SKIP HOLLANDSWORTH: I remember we stopped on the side of the road when we got close to Wichita Falls and stared at some working oil wells. They made this groaning noise. I thought, “Where in the name of god are we?”
LSLL: What was growing up in Wichita Falls like? How did that inform your writing?
SH: I’ve always said that the reason I went into writing was because Wichita Falls was so full of characters. The city is hot, the landscape barren. The only way to beat such an environment is through the force of personality. And so, every day, I was mesmerized by the people I came across. On top of that, Wichita Falls was home to one of the state lunatic asylums. I used to go out there in high school and volunteer. I got to meet people who had crossed the line into an invisible, baffling world. For a would-be writer, the place was a dream.
LSLL: Your father, uncles, and grandfather all went to seminary, and it sounds like there was a family assumption that you would become a Presbyterian minister—which you did not. Was it difficult charting your own path, starting out as a young man?
SH: Everyone assumed I was going to be a minister because I loved to get in the pulpit of my father’s church when the sanctuary was empty and give pretend sermons. But it soon became clear to everyone that I was, as one of my relatives put it, headed off to do the Lord’s secular work. My sermons were not exactly theological. I spent most of them joyfully talking about the kinds of sins people committed.
LSLL: You attended Texas Christian University—which has produced some of Texas’s best writers. At what point did you know you wanted to write?
SH: I wanted to be the next Larry McMurtry, who happened to grow up in Archer City, twenty-five miles from Wichita Falls. So, in college, I sat down to write a McMurtrian novel about a small town in Texas. I wrote for three hours before I gave up in despair. Then a guy who lived in my dorm asked me to work for the school newspaper, the TCU Skiff. And just like that, I had found my calling: non-fiction.
LSLL: You worked for the Dallas Times-Herald at a time when the newspaper wars in Big D were at their highest frenzy. What was that like?
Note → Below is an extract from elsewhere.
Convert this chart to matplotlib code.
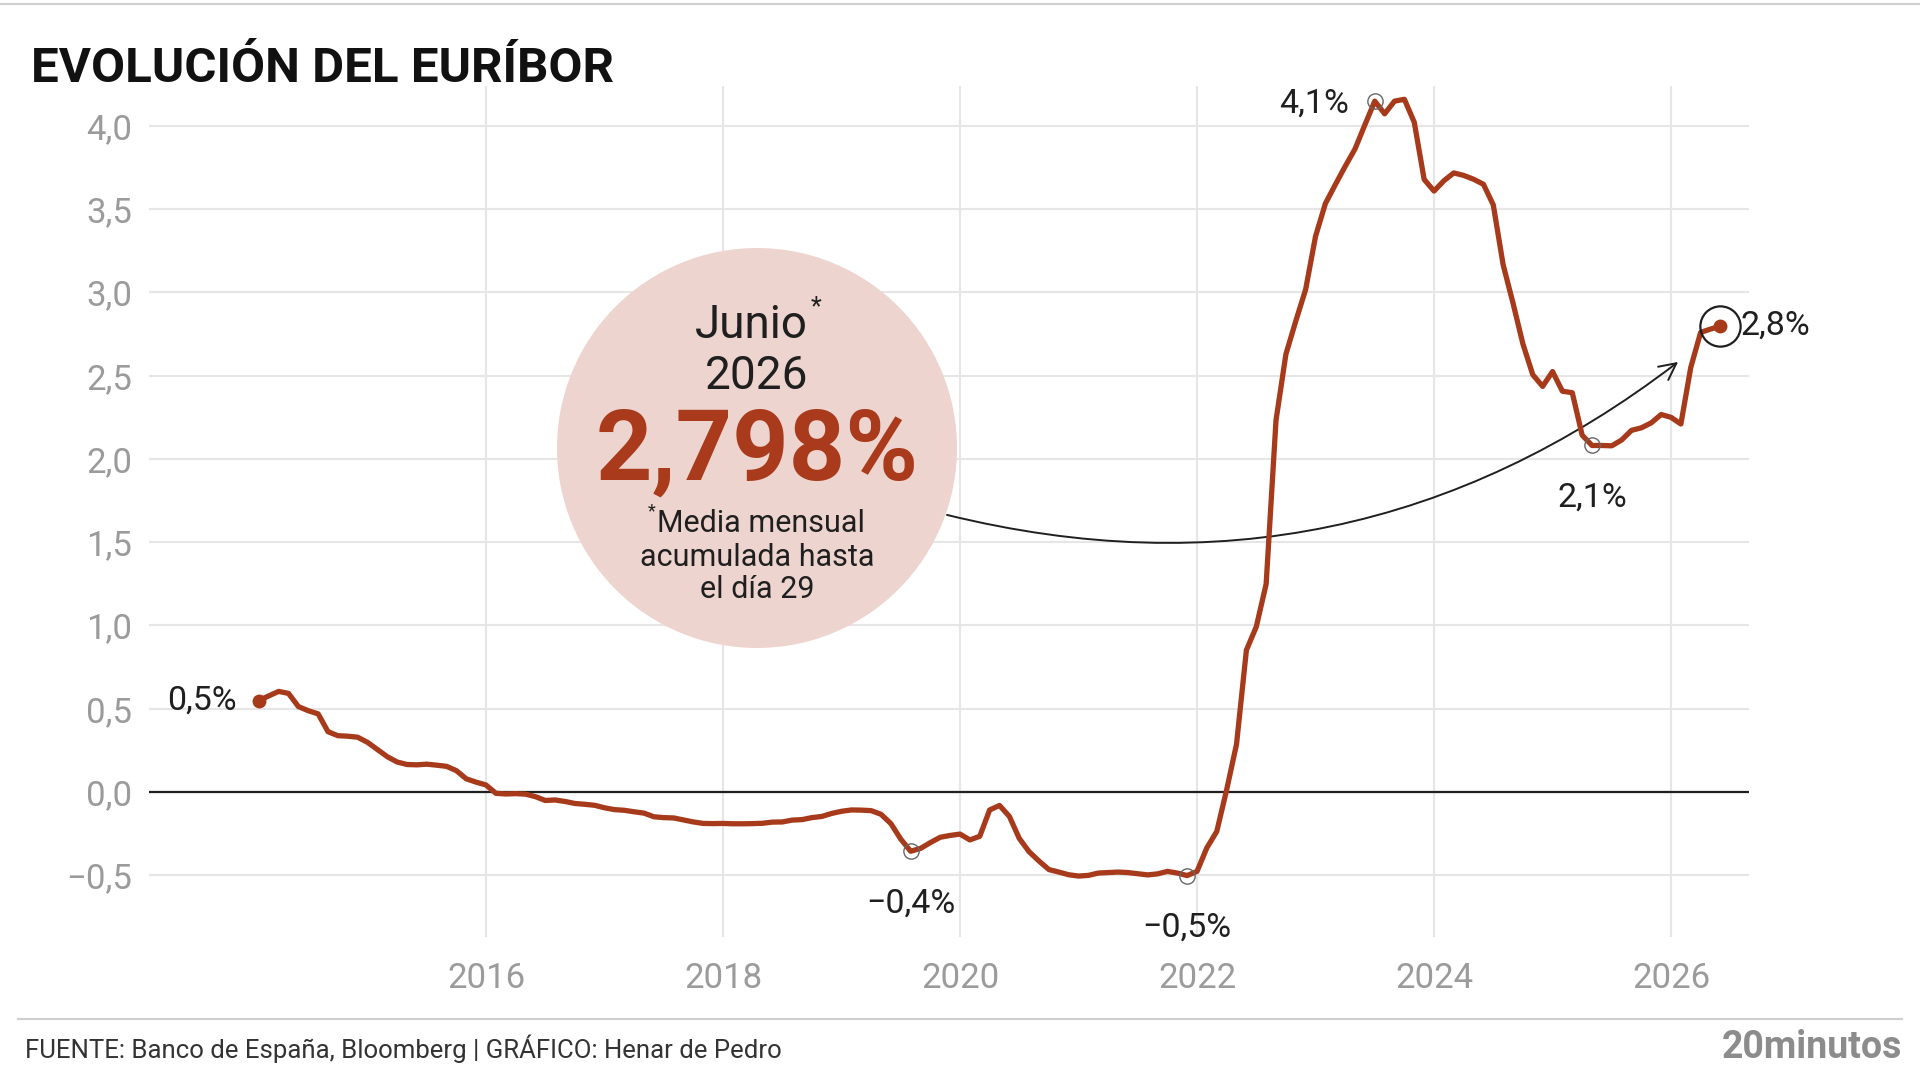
import numpy as np
import matplotlib
matplotlib.use("Agg")
import matplotlib.pyplot as plt
from matplotlib.patches import Ellipse, FancyArrowPatch
from matplotlib.lines import Line2D

plt.rcParams['font.family'] = ['Roboto', 'DejaVu Sans']

# ---------------- data (monthly Euribor 12M, %) ----------------
start_year, start_month = 2014, 2
euribor_2014 = [0.549, 0.577, 0.604, 0.592, 0.513, 0.488, 0.469, 0.362, 0.338, 0.335, 0.329]
euribor_2015 = [0.298, 0.255, 0.212, 0.180, 0.165, 0.163, 0.167, 0.161, 0.154, 0.128, 0.079, 0.059]
euribor_2016 = [0.042, -0.008, -0.012, -0.010, -0.013, -0.028, -0.051, -0.048, -0.057, -0.069, -0.074, -0.080]
euribor_2017 = [-0.095, -0.106, -0.110, -0.119, -0.127, -0.149, -0.154, -0.156, -0.168, -0.180, -0.189, -0.190]
euribor_2018 = [-0.189, -0.191, -0.191, -0.190, -0.188, -0.181, -0.180, -0.169, -0.166, -0.154, -0.147, -0.129]
euribor_2019 = [-0.116, -0.108, -0.109, -0.112, -0.134, -0.190, -0.283, -0.356, -0.339, -0.304, -0.272, -0.261]
euribor_2020 = [-0.253, -0.288, -0.266, -0.108, -0.081, -0.147, -0.279, -0.359, -0.415, -0.466, -0.481, -0.497]
euribor_2021 = [-0.505, -0.501, -0.487, -0.484, -0.481, -0.484, -0.491, -0.498, -0.492, -0.477, -0.487, -0.502]
euribor_2022 = [-0.477, -0.335, -0.237, 0.013, 0.287, 0.852, 0.992, 1.249, 2.233, 2.629, 2.828, 3.018]
euribor_2023 = [3.337, 3.534, 3.647, 3.757, 3.862, 4.007, 4.149, 4.073, 4.149, 4.160, 4.022, 3.679]
euribor_2024 = [3.609, 3.671, 3.718, 3.703, 3.680, 3.650, 3.526, 3.166, 2.936, 2.691, 2.506, 2.436]
euribor_2025 = [2.525, 2.407, 2.398, 2.143, 2.081, 2.081, 2.079, 2.114, 2.172, 2.187, 2.217, 2.267]
euribor_2026 = [2.250, 2.210, 2.550, 2.760, 2.780, 2.798]

values = (euribor_2014 + euribor_2015 + euribor_2016 + euribor_2017 + euribor_2018 +
          euribor_2019 + euribor_2020 + euribor_2021 + euribor_2022 + euribor_2023 +
          euribor_2024 + euribor_2025 + euribor_2026)
dates = [start_year + (start_month - 1 + i) / 12 for i in range(len(values))]

xticks = [2016, 2018, 2020, 2022, 2024, 2026]
xtick_labels = ['2016', '2018', '2020', '2022', '2024', '2026']
yticks = [-0.5, 0.0, 0.5, 1.0, 1.5, 2.0, 2.5, 3.0, 3.5, 4.0]
ytick_labels = ['−0,5', '0,0', '0,5', '1,0', '1,5', '2,0', '2,5', '3,0', '3,5', '4,0']

# highlighted points: (year, month)
marked_year = [2019, 2021, 2023, 2025]
marked_month = [8, 12, 7, 5]
marked_labels = ['−0,4%', '−0,5%', '4,1%', '2,1%']
start_label = '0,5%'
end_label = '2,8%'

bubble_lines = ['Junio', '2026', '2,798%', 'Media mensual', 'acumulada hasta', 'el día 29']

# ---------------- style ----------------
LINE = '#a63a1b'
BIG = '#a93b1c'
BUBBLE = '#eed4cf'
GRID = '#e6e6e6'
TICK = '#9b9b9b'
DARK = '#1f1f1f'

W, H = 1920, 1080
fig = plt.figure(figsize=(W / 100, H / 100), dpi=100)
fig.patch.set_facecolor('white')

def fx(px):
    return px / W

def fy(py):
    return 1 - py / H

ax = fig.add_axes([fx(149), fy(937), fx(1749) - fx(149), fy(86) - fy(937)])
ax.set_xlim(2013.156, 2026.658)
ax.set_ylim(-0.871, 4.240)
for s in ax.spines.values():
    s.set_visible(False)
ax.set_xticks(xticks)
ax.set_xticklabels(xtick_labels)
ax.set_yticks(yticks)
ax.set_yticklabels(ytick_labels)
ax.tick_params(length=0, labelsize=25, labelcolor=TICK)
ax.tick_params(axis='y', pad=12)
ax.tick_params(axis='x', pad=18)
ax.grid(True, color=GRID, lw=1.5)
ax.set_axisbelow(True)
ax.axhline(0, color=DARK, lw=1.6, zorder=1.5)

ax.plot(dates, values, color=LINE, lw=3.8, solid_joinstyle='round',
        solid_capstyle='round', zorder=3)

# start dot
ax.plot(dates[0], values[0], 'o', ms=9, color=LINE, zorder=4)
ax.annotate(start_label, (dates[0], values[0]), xytext=(-22, 0), textcoords='offset pixels',
            ha='right', va='center', fontsize=24.5, color=DARK)

# end dot
ax.plot(dates[-1], values[-1], 'o', ms=9, color=LINE, zorder=4)
ax.plot(dates[-1], values[-1], 'o', ms=29, mfc='none', mec=DARK, mew=1.6, zorder=4)
ax.annotate(end_label, (dates[-1], values[-1]), xytext=(20, 0), textcoords='offset pixels',
            ha='left', va='center', fontsize=24.5, color=DARK)

# marked points
offsets = [(0, -52, 'center'), (0, -52, 'center'), (-26, -3, 'right'), (0, -52, 'center')]
for yr, mo, lab, (ox, oy, ha) in zip(marked_year, marked_month, marked_labels, offsets):
    idx = (yr - start_year) * 12 + (mo - start_month)
    xd, yd = dates[idx], values[idx]
    ax.plot(xd, yd, 'o', ms=11, mfc='none', mec='#666666', mew=1.0, zorder=4)
    ax.annotate(lab, (xd, yd), xytext=(ox, oy), textcoords='offset pixels',
                ha=ha, va='center', fontsize=24.5, color=DARK)

# bubble
bubble = Ellipse((fx(757), fy(448)), width=400 / W, height=400 / H,
                 transform=fig.transFigure, facecolor=BUBBLE, edgecolor='none', zorder=2.5)
ax.add_patch(bubble)
bubble.set_clip_on(False)

cx = fx(757)
t1 = fig.text(fx(751), fy(325), bubble_lines[0], ha='center', va='center', fontsize=33, color=DARK)
ax.annotate('*', xy=(1.0, 0.9), xycoords=t1, xytext=(3, 0), textcoords='offset pixels',
            ha='left', va='center', fontsize=18, color=DARK)
fig.text(cx, fy(376), bubble_lines[1], ha='center', va='center', fontsize=33, color=DARK)
fig.text(cx, fy(453), bubble_lines[2], ha='center', va='center', fontsize=71,
         weight='bold', color=BIG)
t4 = fig.text(fx(761), fy(524), bubble_lines[3], ha='center', va='center', fontsize=22, color=DARK)
ax.annotate('*', xy=(0.0, 0.95), xycoords=t4, xytext=(-1, 0), textcoords='offset pixels',
            ha='right', va='center', fontsize=13, color=DARK)
fig.text(cx, fy(557), bubble_lines[4], ha='center', va='center', fontsize=22, color=DARK)
fig.text(cx, fy(589), bubble_lines[5], ha='center', va='center', fontsize=22, color=DARK)

# curved arrow from bubble to last value
arrow = FancyArrowPatch(posA=(2019.89, 1.664), posB=(2026.06, 2.583),
                        connectionstyle='arc3,rad=0.24',
                        arrowstyle='->,head_length=0.6,head_width=0.3',
                        mutation_scale=20, color=DARK, lw=1.4,
                        shrinkA=0, shrinkB=0, zorder=2.4)
ax.add_patch(arrow)

# title, rules and footer
fig.text(fx(31), fy(82), 'EVOLUCIÓN DEL EURÍBOR', ha='left', va='baseline',
         fontsize=35.5, weight='bold', color='#111111')
fig.add_artist(Line2D([0, 1], [fy(4), fy(4)], transform=fig.transFigure, color='#cfcfcf', lw=1.5))
fig.add_artist(Line2D([fx(18), fx(1902)], [fy(1019), fy(1019)], transform=fig.transFigure,
                      color='#cfcfcf', lw=1.5))
fig.text(fx(25), fy(1049), 'FUENTE: Banco de España, Bloomberg | GRÁFICO: Henar de Pedro',
         ha='left', va='center', fontsize=18.5, color='#333333')
fig.text(fx(1902), fy(1048), '20minutos', ha='right', va='center', fontsize=27,
         weight='bold', color='#8c8c8c')

fig.savefig('out.png', dpi=100, facecolor='white')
SH: Tremendous. The newspapers were spending money like crazy trying to boost circulation. Reporters were being sent all over the country to cover stories. At one point, when I was twenty-three or twenty-four, I had a column in which I was assigned to write about city life in Dallas. I had no idea what I was doing but the bosses were willing to give me a shot. I’m not sure that world will ever come back.
LSLL: By the end of the eighties you were working for Texas Monthly. What made you decide to make the move from newspapers to magazines?
SH: I had worshipped Texas Monthly since I was in college. I devoured the stories I was reading in the ’80s. Every time there was a job opening in the editorial department, regardless what it was, I applied for it. The editor of the magazine at the time, Greg Curtis, would just sigh and shake his head whenever I would write him another letter about how wonderful I was. Finally, in one of his weak moments, he hired me. And then I was so nervous about writing for the magazine that it took close to a year before I got a story completed that was worth publishing.
LSLL: At Texas Monthly you soon became involved with award-winning long-form journalism, and one story led to you co-writing, with Richard Linklater, the movie Bernie, based on one of your articles. Will you describe that experience for our readers?
SH: I like writing true crime stories, and I was drawn to this weird tale in East Texas where an assistant funeral director, Bernie Tiede, had openly admitted to police that he had shot the town’s grande dame four times in the back and then buried her in her own deep freeze. What made it especially weird was that the townspeople had rallied around Bernie, whom they loved, and were begging the DA not to prosecute him. The DA soon filed for a change of venue so the case could be tried in another county because he didn't think he could find twelve people in Bernie’s home town who would vote to convict him. How could you not be drawn to such a story?
LSLL: Your book which just came out this month, The Midnight Assassin, is based on a story not widely known. Will you tell our readers, in your own words, what the book’s about?
SH: In late December 1884, just as Austin, Texas was transforming itself from an Old West town into a Gilded Age city, complete with electric lights and telephones, the body of a servant woman was found in her employer’s back yard. Someone had hacked her to pieces with an axe and a knife. A few months later, another servant woman was found axed to death, and then another, and another, and another. In December 1885, on Christmas Eve, almost exactly one year after the attacks had begun, two prominent white women were axed to death in separate parts of the city. Austin slid into near chaos, as everyone began to realize they were being terrorized by a “Midnight Assassin,” as one reporter called him — a brilliant, brutal killer who, for reasons of his own, wanted to ritualistically slaughter women.
LSLL: You’ve been called one of the great true-crime writers of our era. What is it about those types of stories that speak to you?
SH: I have long asked myself that question, and I have no idea. Perhaps it’s my fascination with watching seemingly normal, decent people get to a point in their lives where they cross a line that they never thought they would cross. There is always a mystery at the heart of every crime story. Why in the world would someone actually do something so vicious and violent? I’ve never lost interest in that mystery.
LSLL: You are surrounded by wonderful writing all day long working as the editor of Texas Monthly. What do you read for fun?
SH: Trashy true crime books, of course.